Seguindo, Jorge Ailton manda ver com Pra Sempre, mostrando que além de exímio mestre das quatro cordas, canta muito bem. E parece que não tinha nem dedos pra contar de tanta música boa e seguimos curtindo Tudo Bem, A Cura e confessando e admitindo fraqueza, a emoção desabou em mim com Apenas Mais uma de Amor, umas das mais lindas canções do Brasil, sem sombra de dúvida. Como somos feitos de mais som que silêncio (ainda mais num show desses), o Araújo todo cantou junto e bateu palmas (sim, Lulu gosta de palmas) com Certas Coisas. Com auxílio de Jorge dividindo vocais, prova que a plateia e o cantor sabem porque ele estava ali no Araújo, tocando uma vibrante Um pro Outro, umas das minhas preferidas do cancioneiro de quilômetro de quilates do Lulu. Mesmo que o sábado ainda estava batendo na trave, uma sexta à noite também pode causar surpresas e com a sequência Sábado à Noite, Já É e Assim Caminha a Humanidade, o salão de festas estava em êxtase. Como diria o poeta no palco, ainda vai levar um tempo pra mensurar esse momento. Tirando trocadilhos à parte, esse show foi muito mais solto que o que vimos ano passado. Lulu mais rodado, mais dono de si com sua voz e arranjos, fez um show leve, empolgante e competente, o que dá mais inspiração para um artista com mais de 70 anos ter coragem e se reinventar. No final do show, com um mar de braços e mãos, Lulu solta o fundo do mar do teor de suas canções invocando sereias, a Califórnia e as ondas da nossa existência, fazendo do medley com Sereia, De Repente Califórnia e Como uma Onda, numa prova que aproveitar os pequenos grandes momentos da vida é a chave de tudo.

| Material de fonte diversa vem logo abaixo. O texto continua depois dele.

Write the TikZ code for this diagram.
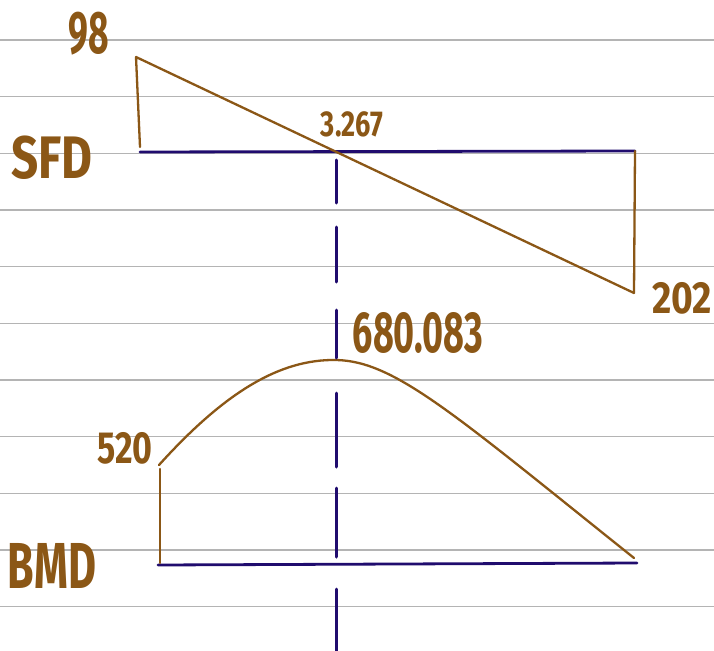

Para o bis, mostrando que temos que sempre querer o que nós temos, toca Tão Bem, pra delírio da massa, antecedendo uma visceral Casa, com direito a um solo apoteótico do Lulu, que a cada ano toca melhor, provando por que é um dos maiores guitarristas do Brasil e há muito tempo. Depois de fecharmos os olhos e apenas seguirmos o ritmo, mais uma vez o velho Araújo explode com a homenagem do Lulu ao nosso síndico Tim Maia, com aquela versão pulsante e dançante de Descobridor dos Sete Mares, com todo mundo dançando e refrescando o “cecê”, como diria o mestre Tim ao levantar os braços.
Lulu é um patrimônio nacional. Mais solto, confortável e ciente de que a reformada no seu set foi um grande acerto, nos apresentou um show gigante, espetáculo de primeira, com todos os detalhes nos trinques. Um repertório invejável, provando que mesmo com tudo mudando o tempo todo no mundo, inclusive sua voz e carreira, ele é uma unanimidade musical e faz um bem danado de bom para quem tem o privilégio de ouvir, cantar e dançar Lulu e ainda bem tivemos novamente!